• [DATA FOR THIS EXERCISE]
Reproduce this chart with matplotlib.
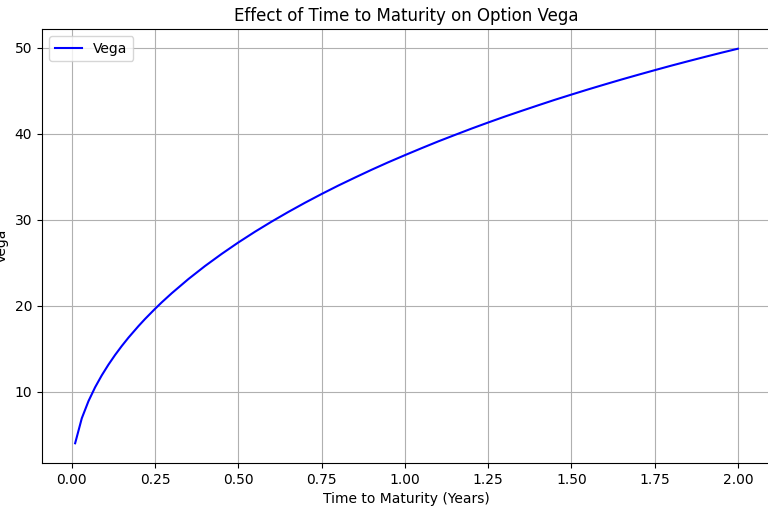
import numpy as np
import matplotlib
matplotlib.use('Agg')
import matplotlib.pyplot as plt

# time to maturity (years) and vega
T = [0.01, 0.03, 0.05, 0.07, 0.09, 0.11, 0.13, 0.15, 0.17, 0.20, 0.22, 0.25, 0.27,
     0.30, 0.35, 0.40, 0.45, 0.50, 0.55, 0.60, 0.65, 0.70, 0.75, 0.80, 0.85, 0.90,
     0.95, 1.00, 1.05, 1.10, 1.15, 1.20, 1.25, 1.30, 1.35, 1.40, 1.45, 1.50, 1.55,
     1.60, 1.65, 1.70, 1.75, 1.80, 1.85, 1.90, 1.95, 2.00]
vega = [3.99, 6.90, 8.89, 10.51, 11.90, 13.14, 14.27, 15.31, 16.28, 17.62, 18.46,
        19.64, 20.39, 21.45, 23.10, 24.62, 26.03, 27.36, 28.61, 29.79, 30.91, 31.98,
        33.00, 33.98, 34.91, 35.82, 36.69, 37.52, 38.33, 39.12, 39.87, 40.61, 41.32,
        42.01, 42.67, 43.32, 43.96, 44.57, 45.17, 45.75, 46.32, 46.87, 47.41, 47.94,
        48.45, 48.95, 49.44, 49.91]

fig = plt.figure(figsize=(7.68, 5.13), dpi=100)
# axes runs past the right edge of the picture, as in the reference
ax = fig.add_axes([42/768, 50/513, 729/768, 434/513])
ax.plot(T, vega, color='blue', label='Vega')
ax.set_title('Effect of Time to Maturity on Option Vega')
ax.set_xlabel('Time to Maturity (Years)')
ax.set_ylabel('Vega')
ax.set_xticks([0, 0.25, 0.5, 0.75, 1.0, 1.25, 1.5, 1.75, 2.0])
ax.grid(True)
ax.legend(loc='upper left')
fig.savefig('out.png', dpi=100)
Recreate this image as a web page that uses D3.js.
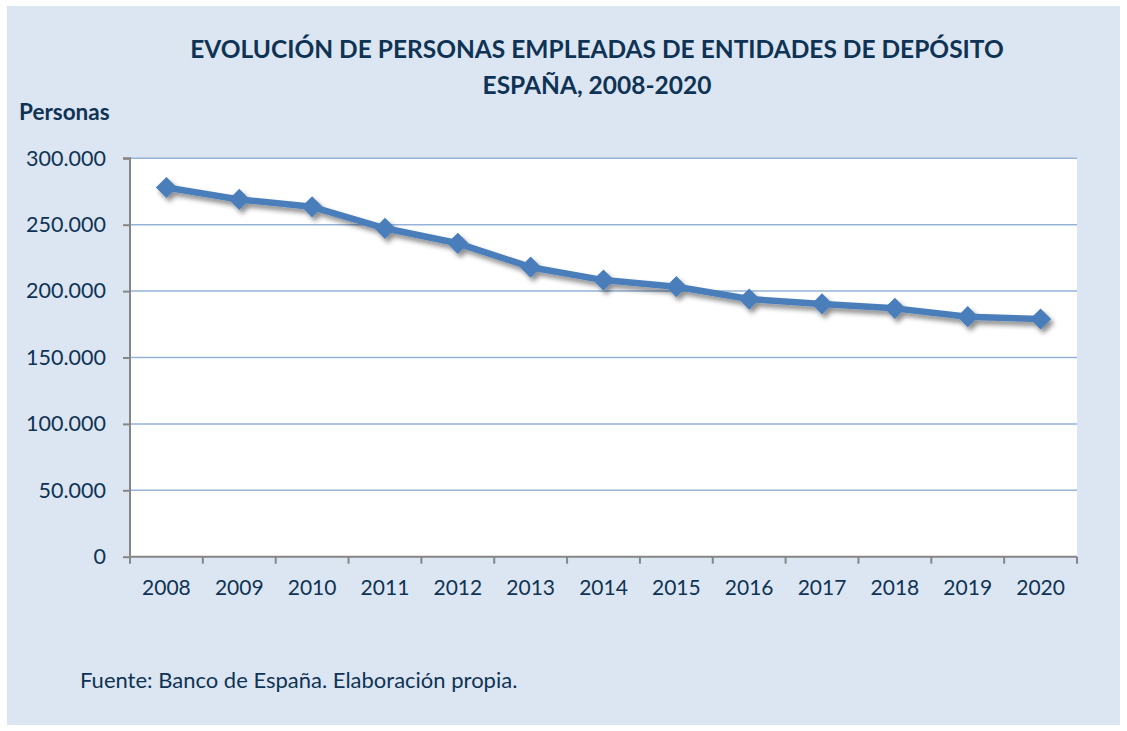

• [GOAL]
Go through the entries above and print each one exactly, minus the pictures.

• [COMPLETE RESPONSE]
Reproduce this chart with matplotlib.
import numpy as np
import matplotlib
matplotlib.use('Agg')
import matplotlib.pyplot as plt

# time to maturity (years) and vega
T = [0.01, 0.03, 0.05, 0.07, 0.09, 0.11, 0.13, 0.15, 0.17, 0.20, 0.22, 0.25, 0.27,
     0.30, 0.35, 0.40, 0.45, 0.50, 0.55, 0.60, 0.65, 0.70, 0.75, 0.80, 0.85, 0.90,
     0.95, 1.00, 1.05, 1.10, 1.15, 1.20, 1.25, 1.30, 1.35, 1.40, 1.45, 1.50, 1.55,
     1.60, 1.65, 1.70, 1.75, 1.80, 1.85, 1.90, 1.95, 2.00]
vega = [3.99, 6.90, 8.89, 10.51, 11.90, 13.14, 14.27, 15.31, 16.28, 17.62, 18.46,
        19.64, 20.39, 21.45, 23.10, 24.62, 26.03, 27.36, 28.61, 29.79, 30.91, 31.98,
        33.00, 33.98, 34.91, 35.82, 36.69, 37.52, 38.33, 39.12, 39.87, 40.61, 41.32,
        42.01, 42.67, 43.32, 43.96, 44.57, 45.17, 45.75, 46.32, 46.87, 47.41, 47.94,
        48.45, 48.95, 49.44, 49.91]

fig = plt.figure(figsize=(7.68, 5.13), dpi=100)
# axes runs past the right edge of the picture, as in the reference
ax = fig.add_axes([42/768, 50/513, 729/768, 434/513])
ax.plot(T, vega, color='blue', label='Vega')
ax.set_title('Effect of Time to Maturity on Option Vega')
ax.set_xlabel('Time to Maturity (Years)')
ax.set_ylabel('Vega')
ax.set_xticks([0, 0.25, 0.5, 0.75, 1.0, 1.25, 1.5, 1.75, 2.0])
ax.grid(True)
ax.legend(loc='upper left')
fig.savefig('out.png', dpi=100)
Recreate this image as a web page that uses D3.js.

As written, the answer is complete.